-------- DATA PROVIDED

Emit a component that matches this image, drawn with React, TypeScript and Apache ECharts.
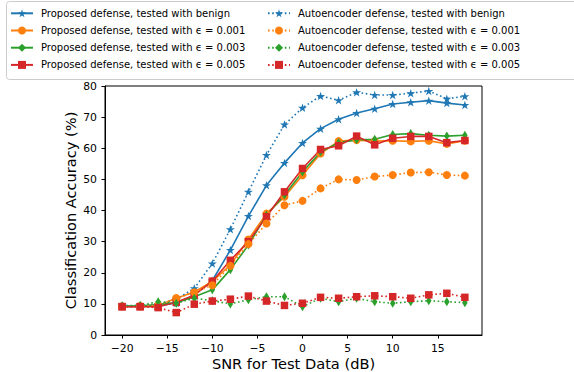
import React, { useEffect, useRef } from "react";
import * as echarts from "echarts";

// SNR values of the test data (dB)
const snr = [-20, -18, -16, -14, -12, -10, -8, -6, -4, -2, 0, 2, 4, 6, 8, 10, 12, 14, 16, 18];
const xTicks = [-20, -15, -10, -5, 0, 5, 10, 15];

// Classification accuracy (%) — proposed defense
const proposedBenign = [9.2, 9.2, 9.4, 10.3, 12.8, 17.5, 27.3, 38.2, 48.1, 55.3, 61.7, 66.3, 69.3, 71.3, 72.7, 74.2, 74.8, 75.3, 74.5, 73.9];
const proposedEps001 = [9.2, 9.2, 9.4, 11.8, 13.8, 17.2, 22.5, 30.7, 39.0, 44.4, 51.3, 58.3, 62.3, 62.6, 62.3, 62.4, 62.2, 62.4, 61.4, 62.4];
const proposedEps003 = [9.2, 9.4, 9.8, 10.4, 12.3, 14.5, 21.0, 28.9, 38.5, 45.0, 52.4, 58.8, 61.8, 62.7, 62.9, 64.4, 64.7, 64.2, 63.9, 64.2];
const proposedEps005 = [9.1, 9.1, 9.1, 10.5, 12.8, 17.3, 24.0, 30.0, 38.0, 46.0, 53.5, 59.6, 60.8, 63.9, 61.1, 63.2, 63.8, 63.8, 61.8, 62.5];

// Classification accuracy (%) — autoencoder defense
const aeBenign = [9.5, 9.5, 9.8, 11.5, 15.0, 23.0, 34.0, 46.0, 57.8, 67.6, 73.0, 76.8, 75.4, 78.0, 77.1, 77.1, 77.7, 78.4, 75.9, 76.7];
const aeEps001 = [9.2, 9.3, 9.6, 11.8, 13.7, 16.0, 22.2, 29.2, 35.8, 41.7, 43.1, 47.1, 50.0, 49.8, 50.9, 51.4, 52.2, 52.3, 51.4, 51.2];
const aeEps003 = [9.3, 9.5, 10.7, 10.2, 11.8, 11.0, 10.0, 11.3, 12.3, 12.3, 9.1, 11.8, 10.7, 11.8, 10.7, 10.2, 10.7, 11.0, 10.7, 10.4];
const aeEps005 = [9.1, 9.1, 8.8, 7.2, 9.9, 10.9, 11.5, 12.5, 10.9, 9.5, 10.2, 12.1, 11.8, 12.3, 12.6, 12.3, 11.8, 12.9, 13.4, 12.1];

const BLUE = "#1f77b4";
const ORANGE = "#ff7f0e";
const GREEN = "#2ca02c";
const RED = "#d62728";
const FONT = "DejaVu Sans";

const STAR =
  "path://M0,-100L22.45,-30.9L95.1,-30.9L36.3,11.8L58.8,80.9L0,38.2L-58.8,80.9L-36.3,11.8L-95.1,-30.9L-22.45,-30.9Z";

type Marker = { symbol: string; size: number | number[] };
const markers: Record<string, Marker> = {
  star: { symbol: STAR, size: [9, 8.5] },
  circle: { symbol: "circle", size: 8 },
  diamond: { symbol: "diamond", size: [5.5, 9] },
  square: { symbol: "rect", size: 7.5 },
};

const fmt = (v: number) => (v < 0 ? "\u2212" + Math.abs(v) : String(v));

function makeSeries(name: string, values: number[], color: string, marker: Marker, dotted: boolean) {
  return {
    type: "line",
    name,
    data: snr.map((x, i) => [x, values[i]]),
    symbol: marker.symbol,
    symbolSize: marker.size,
    showSymbol: true,
    lineStyle: { color, width: 1.6, type: dotted ? [1.6, 2.6] : "solid" },
    itemStyle: { color, borderWidth: 0 },
    emphasis: { disabled: true },
  };
}

const names = [
  "Proposed defense, tested with benign",
  "Proposed defense, tested with \u03f5 = 0.001",
  "Proposed defense, tested with \u03f5 = 0.003",
  "Proposed defense, tested with \u03f5 = 0.005",
  "Autoencoder defense, tested with benign",
  "Autoencoder defense, tested with \u03f5 = 0.001",
  "Autoencoder defense, tested with \u03f5 = 0.003",
  "Autoencoder defense, tested with \u03f5 = 0.005",
];

export default function App() {
  const ref = useRef<HTMLDivElement>(null);

  useEffect(() => {
    if (!ref.current) return;
    const chart = echarts.init(ref.current, undefined, { renderer: "svg" });

    const series = [
      makeSeries(names[0], proposedBenign, BLUE, markers.star, false),
      makeSeries(names[1], proposedEps001, ORANGE, markers.circle, false),
      makeSeries(names[2], proposedEps003, GREEN, markers.diamond, false),
      makeSeries(names[3], proposedEps005, RED, markers.square, false),
      makeSeries(names[4], aeBenign, BLUE, markers.star, true),
      makeSeries(names[5], aeEps001, ORANGE, markers.circle, true),
      makeSeries(names[6], aeEps003, GREEN, markers.diamond, true),
      makeSeries(names[7], aeEps005, RED, markers.square, true),
    ];

    const legendBase = {
      orient: "vertical",
      top: 8.3,
      padding: 0,
      itemWidth: 22,
      itemHeight: 10,
      itemGap: 7.2,
      z: 5,
      selectedMode: false,
      textStyle: { fontFamily: FONT, fontSize: 10, color: "#000", padding: [0, 0, 0, 3] },
    };

    chart.setOption({
      animation: false,
      backgroundColor: "#fff",
      graphic: [
        {
          type: "rect",
          z: 1,
          shape: { x: 6.5, y: 1.5, width: 600, height: 78, r: 3 },
          style: { fill: "rgba(255,255,255,0.8)", stroke: "#cccccc", lineWidth: 1 },
        },
      ],
      legend: [
        { ...legendBase, left: 10, data: names.slice(0, 4) },
        { ...legendBase, left: 267, data: names.slice(4) },
      ],
      grid: {
        left: 105,
        top: 86,
        width: 377,
        height: 249,
        show: true,
        borderColor: "#000",
        borderWidth: 1,
        containLabel: false,
        outerBoundsMode: "none",
      },
      xAxis: {
        type: "value",
        min: -21.9,
        max: 19.9,
        name: "SNR for Test Data (dB)",
        nameLocation: "middle",
        nameGap: 21,
        nameMoveOverlap: false,
        nameTextStyle: { fontFamily: FONT, fontSize: 14.6, lineHeight: 15, color: "#000" },
        axisLine: { show: true, onZero: false, lineStyle: { color: "#000", width: 1 } },
        axisTick: { show: true, inside: false, length: 3.5, customValues: xTicks, lineStyle: { color: "#000" } },
        axisLabel: {
          customValues: xTicks,
          formatter: fmt,
          fontFamily: FONT,
          fontSize: 10.8,
          color: "#000",
          margin: 8,
        },
        splitLine: { show: false },
      },
      yAxis: {
        type: "value",
        min: 0,
        max: 80,
        interval: 10,
        name: "Classification Accuracy (%)",
        nameLocation: "middle",
        nameGap: 27,
        nameMoveOverlap: false,
        nameTextStyle: { fontFamily: FONT, fontSize: 14.6, lineHeight: 15, color: "#000" },
        axisLine: { show: true, onZero: false, lineStyle: { color: "#000", width: 1 } },
        axisTick: { show: true, inside: false, length: 3.5, lineStyle: { color: "#000" } },
        axisLabel: { fontFamily: FONT, fontSize: 10.8, color: "#000", margin: 8 },
        splitLine: { show: false },
      },
      series,
    });

    return () => chart.dispose();
  }, []);

  return (
    <div
      ref={ref}
      style={{ position: "fixed", left: 0, top: 0, width: 574, height: 372, background: "#fff" }}
    />
  );
}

----------------

- _WRITTEN INSTRUCTION_: Please repeat exactly the data above from its first line to the line that contains "const xTicks = [-20, -15, -10, -5, 0, 5, 10, 15];", inclusive, and leave every picture out.

- _FULL ANSWER_:
Emit a component that matches this image, drawn with React, TypeScript and Apache ECharts.
import React, { useEffect, useRef } from "react";
import * as echarts from "echarts";

// SNR values of the test data (dB)
const snr = [-20, -18, -16, -14, -12, -10, -8, -6, -4, -2, 0, 2, 4, 6, 8, 10, 12, 14, 16, 18];
const xTicks = [-20, -15, -10, -5, 0, 5, 10, 15];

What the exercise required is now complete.